> [RECORDS SHOWN]:

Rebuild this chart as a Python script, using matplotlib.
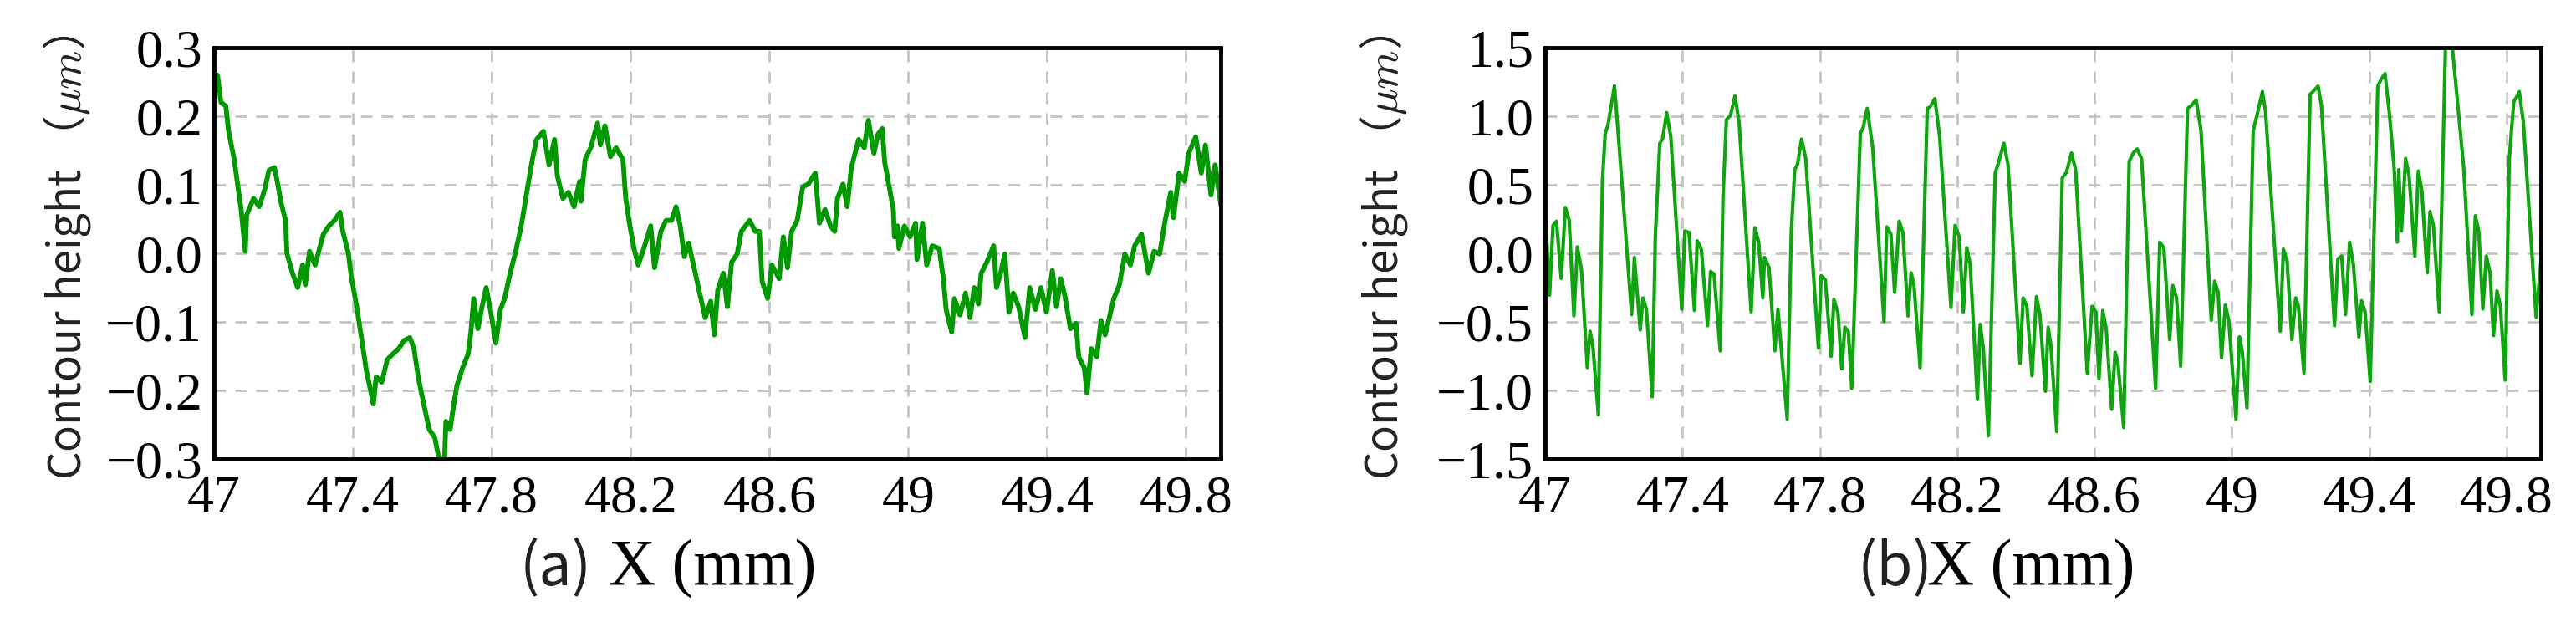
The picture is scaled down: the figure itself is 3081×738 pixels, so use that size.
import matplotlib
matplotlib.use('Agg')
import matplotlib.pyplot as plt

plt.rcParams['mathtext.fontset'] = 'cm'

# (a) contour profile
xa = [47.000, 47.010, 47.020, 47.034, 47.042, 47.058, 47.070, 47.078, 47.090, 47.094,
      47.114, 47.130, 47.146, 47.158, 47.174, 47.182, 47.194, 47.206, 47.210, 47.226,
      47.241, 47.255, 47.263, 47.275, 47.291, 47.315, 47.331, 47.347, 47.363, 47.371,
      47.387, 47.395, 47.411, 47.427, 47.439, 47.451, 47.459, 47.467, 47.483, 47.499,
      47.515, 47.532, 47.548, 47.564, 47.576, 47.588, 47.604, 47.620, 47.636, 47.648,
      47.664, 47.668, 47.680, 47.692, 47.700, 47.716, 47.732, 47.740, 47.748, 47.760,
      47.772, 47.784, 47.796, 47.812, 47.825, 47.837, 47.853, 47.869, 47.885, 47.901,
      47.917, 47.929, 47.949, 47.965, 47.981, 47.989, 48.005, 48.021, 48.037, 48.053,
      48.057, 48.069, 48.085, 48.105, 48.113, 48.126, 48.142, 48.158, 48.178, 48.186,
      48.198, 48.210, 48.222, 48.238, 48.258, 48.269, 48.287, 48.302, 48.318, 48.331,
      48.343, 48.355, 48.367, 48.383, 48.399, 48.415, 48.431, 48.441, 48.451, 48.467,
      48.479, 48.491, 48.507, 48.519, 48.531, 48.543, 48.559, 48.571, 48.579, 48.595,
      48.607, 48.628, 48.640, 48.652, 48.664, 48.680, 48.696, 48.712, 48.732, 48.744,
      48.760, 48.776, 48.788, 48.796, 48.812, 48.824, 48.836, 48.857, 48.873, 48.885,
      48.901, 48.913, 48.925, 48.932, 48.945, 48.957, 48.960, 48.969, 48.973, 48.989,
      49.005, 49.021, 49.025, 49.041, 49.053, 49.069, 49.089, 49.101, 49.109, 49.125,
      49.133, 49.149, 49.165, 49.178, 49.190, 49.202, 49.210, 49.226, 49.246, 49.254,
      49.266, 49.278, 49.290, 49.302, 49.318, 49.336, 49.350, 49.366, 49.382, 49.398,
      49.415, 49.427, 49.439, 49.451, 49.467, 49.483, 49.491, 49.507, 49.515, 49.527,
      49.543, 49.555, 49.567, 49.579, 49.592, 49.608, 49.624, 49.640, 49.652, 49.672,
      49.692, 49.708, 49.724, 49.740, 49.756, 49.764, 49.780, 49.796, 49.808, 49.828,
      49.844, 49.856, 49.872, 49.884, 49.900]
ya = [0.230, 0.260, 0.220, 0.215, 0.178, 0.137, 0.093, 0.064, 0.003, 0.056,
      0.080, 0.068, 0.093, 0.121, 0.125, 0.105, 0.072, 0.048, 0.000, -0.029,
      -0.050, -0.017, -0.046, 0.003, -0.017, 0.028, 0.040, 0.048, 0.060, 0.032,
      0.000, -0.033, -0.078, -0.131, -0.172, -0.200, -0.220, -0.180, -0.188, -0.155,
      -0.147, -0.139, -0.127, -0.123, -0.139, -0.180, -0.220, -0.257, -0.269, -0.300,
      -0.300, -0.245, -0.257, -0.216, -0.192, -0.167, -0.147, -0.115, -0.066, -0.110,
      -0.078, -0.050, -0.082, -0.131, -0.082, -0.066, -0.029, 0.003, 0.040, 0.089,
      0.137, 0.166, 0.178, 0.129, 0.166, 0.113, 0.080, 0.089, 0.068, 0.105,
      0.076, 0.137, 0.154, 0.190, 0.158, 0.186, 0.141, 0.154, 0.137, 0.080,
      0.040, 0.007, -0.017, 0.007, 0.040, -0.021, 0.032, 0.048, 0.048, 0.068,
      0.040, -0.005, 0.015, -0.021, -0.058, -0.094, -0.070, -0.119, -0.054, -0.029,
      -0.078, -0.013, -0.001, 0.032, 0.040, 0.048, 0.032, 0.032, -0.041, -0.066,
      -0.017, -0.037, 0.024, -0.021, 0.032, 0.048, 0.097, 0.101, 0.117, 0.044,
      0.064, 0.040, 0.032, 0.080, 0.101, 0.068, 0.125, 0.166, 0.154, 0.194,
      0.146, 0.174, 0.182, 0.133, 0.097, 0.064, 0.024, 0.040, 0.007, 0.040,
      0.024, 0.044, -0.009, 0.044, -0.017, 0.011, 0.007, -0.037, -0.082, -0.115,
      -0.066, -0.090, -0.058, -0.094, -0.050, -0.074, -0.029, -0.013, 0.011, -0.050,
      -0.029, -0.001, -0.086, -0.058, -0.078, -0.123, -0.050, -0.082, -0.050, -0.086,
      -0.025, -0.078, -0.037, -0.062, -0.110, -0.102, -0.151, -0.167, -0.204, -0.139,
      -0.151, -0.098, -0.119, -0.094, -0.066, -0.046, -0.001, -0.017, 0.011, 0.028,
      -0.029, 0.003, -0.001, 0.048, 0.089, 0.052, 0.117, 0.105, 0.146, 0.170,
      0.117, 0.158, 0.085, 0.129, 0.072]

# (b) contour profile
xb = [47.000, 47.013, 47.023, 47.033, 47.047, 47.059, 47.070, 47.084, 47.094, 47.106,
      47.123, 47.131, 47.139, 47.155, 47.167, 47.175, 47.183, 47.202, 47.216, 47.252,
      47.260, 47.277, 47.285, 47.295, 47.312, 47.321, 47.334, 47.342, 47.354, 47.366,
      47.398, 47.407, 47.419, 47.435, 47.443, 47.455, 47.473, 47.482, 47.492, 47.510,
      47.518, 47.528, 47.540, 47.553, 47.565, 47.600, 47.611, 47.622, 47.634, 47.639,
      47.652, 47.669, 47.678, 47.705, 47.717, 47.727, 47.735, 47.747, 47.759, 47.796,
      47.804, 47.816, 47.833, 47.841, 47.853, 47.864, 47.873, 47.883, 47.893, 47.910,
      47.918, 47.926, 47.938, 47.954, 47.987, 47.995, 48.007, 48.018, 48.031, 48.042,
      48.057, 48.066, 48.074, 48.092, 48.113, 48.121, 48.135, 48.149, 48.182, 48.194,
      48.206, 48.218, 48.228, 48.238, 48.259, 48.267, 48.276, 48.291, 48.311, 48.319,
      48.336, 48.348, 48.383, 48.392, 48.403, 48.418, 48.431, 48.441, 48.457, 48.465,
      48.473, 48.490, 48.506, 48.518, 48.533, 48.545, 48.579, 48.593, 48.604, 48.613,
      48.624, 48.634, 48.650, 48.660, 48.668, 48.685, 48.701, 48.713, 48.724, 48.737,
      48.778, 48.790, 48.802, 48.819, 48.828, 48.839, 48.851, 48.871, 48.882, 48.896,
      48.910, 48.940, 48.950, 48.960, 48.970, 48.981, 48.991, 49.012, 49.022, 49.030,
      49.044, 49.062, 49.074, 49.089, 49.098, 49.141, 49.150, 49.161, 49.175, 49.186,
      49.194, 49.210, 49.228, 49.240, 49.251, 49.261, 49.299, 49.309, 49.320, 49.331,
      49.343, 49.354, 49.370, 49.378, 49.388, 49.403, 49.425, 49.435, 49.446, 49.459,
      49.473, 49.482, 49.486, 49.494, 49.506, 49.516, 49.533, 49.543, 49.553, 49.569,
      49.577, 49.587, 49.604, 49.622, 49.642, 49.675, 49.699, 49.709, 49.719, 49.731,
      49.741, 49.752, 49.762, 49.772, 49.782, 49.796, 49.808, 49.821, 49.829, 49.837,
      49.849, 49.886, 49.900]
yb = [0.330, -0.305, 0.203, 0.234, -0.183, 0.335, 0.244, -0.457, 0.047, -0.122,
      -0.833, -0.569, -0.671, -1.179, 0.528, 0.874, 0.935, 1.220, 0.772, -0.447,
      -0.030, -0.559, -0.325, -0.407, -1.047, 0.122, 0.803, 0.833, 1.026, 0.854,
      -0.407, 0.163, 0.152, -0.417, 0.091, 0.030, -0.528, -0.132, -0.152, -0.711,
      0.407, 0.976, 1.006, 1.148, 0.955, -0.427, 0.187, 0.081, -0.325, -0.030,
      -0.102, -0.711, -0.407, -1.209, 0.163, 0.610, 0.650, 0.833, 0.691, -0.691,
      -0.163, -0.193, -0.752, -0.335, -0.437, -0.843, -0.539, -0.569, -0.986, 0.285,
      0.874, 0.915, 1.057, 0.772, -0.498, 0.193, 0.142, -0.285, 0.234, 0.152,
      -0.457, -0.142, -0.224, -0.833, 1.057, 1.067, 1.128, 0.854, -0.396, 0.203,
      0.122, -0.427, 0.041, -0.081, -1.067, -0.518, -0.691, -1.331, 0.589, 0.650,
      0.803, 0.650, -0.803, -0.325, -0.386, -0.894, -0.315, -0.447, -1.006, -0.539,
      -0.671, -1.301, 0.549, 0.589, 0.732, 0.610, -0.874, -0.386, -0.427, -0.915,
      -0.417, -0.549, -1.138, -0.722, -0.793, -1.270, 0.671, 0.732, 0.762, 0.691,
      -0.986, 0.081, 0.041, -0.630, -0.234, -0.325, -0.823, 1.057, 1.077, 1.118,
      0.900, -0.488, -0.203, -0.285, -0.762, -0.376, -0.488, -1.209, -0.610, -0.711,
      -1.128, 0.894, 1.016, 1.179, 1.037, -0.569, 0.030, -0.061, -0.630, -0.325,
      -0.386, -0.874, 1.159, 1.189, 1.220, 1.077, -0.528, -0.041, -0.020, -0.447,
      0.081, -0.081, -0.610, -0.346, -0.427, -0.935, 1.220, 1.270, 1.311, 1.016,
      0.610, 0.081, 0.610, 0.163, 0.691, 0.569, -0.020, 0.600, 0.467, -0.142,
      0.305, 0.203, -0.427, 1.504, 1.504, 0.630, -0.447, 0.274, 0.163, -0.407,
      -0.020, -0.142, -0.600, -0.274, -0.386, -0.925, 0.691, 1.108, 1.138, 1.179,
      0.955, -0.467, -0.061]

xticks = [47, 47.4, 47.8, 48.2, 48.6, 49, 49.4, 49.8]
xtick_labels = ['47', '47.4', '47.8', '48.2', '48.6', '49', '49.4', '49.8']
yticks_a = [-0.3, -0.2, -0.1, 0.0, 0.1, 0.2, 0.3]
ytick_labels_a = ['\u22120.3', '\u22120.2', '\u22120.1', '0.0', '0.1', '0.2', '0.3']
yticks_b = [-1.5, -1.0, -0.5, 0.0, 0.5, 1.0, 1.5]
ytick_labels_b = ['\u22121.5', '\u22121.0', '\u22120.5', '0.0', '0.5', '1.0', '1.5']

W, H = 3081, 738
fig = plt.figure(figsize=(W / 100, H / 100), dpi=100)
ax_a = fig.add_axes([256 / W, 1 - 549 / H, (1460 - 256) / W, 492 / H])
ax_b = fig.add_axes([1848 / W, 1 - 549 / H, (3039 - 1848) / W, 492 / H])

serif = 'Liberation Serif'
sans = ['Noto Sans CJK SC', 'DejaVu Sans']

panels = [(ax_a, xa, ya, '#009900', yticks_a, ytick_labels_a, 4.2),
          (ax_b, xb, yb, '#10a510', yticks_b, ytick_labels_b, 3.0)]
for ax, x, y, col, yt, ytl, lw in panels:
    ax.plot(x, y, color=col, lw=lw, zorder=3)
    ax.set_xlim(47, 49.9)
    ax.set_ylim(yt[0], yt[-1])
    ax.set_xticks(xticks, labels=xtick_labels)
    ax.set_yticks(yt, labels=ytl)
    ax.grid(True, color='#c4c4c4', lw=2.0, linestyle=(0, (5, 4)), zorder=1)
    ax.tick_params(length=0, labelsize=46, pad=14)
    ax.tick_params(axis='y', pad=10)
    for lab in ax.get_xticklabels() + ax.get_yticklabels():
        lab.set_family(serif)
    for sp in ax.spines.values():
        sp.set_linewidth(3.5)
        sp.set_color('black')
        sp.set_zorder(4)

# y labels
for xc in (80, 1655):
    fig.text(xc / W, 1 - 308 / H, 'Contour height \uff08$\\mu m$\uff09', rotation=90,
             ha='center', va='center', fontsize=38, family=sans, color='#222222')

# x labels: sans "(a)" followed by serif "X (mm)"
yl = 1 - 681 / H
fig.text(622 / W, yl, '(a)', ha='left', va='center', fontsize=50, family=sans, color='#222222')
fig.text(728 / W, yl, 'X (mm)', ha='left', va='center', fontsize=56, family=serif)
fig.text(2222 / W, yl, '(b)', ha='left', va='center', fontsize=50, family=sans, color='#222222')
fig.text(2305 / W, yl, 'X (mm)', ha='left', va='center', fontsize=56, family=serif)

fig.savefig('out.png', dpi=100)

--

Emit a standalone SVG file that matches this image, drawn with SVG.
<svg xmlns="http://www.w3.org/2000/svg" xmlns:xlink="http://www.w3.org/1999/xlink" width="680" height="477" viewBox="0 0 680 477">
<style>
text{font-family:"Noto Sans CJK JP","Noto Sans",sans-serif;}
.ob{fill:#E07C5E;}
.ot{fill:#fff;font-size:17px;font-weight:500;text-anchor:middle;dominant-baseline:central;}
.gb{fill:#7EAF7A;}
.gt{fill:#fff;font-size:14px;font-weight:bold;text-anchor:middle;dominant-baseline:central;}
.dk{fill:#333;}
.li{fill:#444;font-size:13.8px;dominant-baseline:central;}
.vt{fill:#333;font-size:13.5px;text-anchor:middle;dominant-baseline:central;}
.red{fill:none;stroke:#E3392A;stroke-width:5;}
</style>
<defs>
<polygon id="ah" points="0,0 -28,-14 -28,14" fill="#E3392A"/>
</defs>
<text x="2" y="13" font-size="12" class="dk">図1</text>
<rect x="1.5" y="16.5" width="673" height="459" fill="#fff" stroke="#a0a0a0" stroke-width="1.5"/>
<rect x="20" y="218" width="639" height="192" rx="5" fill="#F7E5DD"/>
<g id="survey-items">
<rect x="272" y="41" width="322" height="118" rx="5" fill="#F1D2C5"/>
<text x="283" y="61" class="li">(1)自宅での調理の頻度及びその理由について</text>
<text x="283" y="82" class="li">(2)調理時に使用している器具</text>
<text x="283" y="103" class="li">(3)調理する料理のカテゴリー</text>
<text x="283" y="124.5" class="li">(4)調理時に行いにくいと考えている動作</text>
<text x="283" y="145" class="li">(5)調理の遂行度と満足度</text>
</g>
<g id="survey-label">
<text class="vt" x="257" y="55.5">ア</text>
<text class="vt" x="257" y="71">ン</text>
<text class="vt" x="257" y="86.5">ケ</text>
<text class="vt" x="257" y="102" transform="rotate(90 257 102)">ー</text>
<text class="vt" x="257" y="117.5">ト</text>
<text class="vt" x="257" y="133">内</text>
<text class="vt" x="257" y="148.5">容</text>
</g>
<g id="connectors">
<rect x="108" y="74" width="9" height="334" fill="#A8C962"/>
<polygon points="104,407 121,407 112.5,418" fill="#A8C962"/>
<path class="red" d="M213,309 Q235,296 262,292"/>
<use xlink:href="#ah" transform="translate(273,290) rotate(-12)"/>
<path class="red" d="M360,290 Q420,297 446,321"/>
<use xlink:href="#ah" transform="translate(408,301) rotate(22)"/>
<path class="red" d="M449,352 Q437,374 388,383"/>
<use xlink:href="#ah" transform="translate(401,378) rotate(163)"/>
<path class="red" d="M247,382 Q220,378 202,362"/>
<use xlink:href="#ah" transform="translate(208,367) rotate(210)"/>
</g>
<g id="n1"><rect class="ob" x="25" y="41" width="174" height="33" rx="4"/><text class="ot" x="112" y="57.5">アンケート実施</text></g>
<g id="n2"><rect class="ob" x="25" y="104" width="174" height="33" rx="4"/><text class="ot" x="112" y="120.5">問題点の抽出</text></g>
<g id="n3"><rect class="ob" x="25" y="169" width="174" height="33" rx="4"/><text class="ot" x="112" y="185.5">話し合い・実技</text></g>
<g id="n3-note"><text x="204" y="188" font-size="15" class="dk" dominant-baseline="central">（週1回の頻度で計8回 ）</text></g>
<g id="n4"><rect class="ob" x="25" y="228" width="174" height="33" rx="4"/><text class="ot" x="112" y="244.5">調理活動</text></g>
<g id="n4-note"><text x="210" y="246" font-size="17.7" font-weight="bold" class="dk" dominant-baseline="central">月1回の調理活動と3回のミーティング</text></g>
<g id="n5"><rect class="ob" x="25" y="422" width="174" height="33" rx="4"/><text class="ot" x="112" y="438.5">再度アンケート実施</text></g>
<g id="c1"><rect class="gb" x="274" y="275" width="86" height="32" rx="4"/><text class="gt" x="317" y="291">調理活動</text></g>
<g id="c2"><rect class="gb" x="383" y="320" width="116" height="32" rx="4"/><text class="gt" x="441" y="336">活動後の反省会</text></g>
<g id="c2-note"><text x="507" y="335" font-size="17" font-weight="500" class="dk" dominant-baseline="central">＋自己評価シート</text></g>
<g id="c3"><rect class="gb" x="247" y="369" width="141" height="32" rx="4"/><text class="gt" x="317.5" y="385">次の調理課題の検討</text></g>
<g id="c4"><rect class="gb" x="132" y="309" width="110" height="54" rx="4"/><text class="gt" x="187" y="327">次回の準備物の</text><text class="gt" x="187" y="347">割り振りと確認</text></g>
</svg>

---

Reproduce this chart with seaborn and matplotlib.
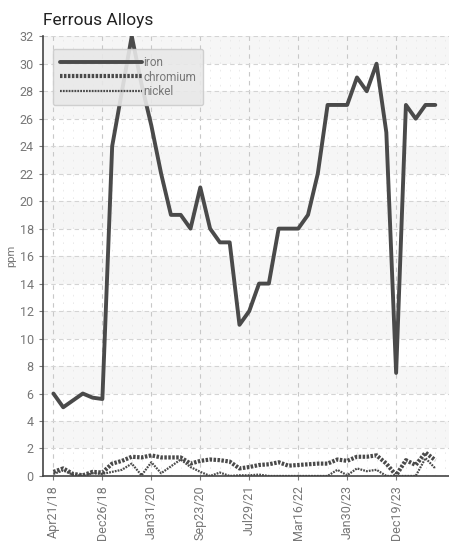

> [GIVEN TASK]: Write out the lines from the one containing "Rebuild this chart" down to the one containing "plt.rcParams['mathtext.fontset'] = 'cm'", both included, exactly as they appear. Leave out any pictures.

> [RESPONSE BELOW]:
Rebuild this chart as a Python script, using matplotlib.
The picture is scaled down: the figure itself is 3081×738 pixels, so use that size.
import matplotlib
matplotlib.use('Agg')
import matplotlib.pyplot as plt

plt.rcParams['mathtext.fontset'] = 'cm'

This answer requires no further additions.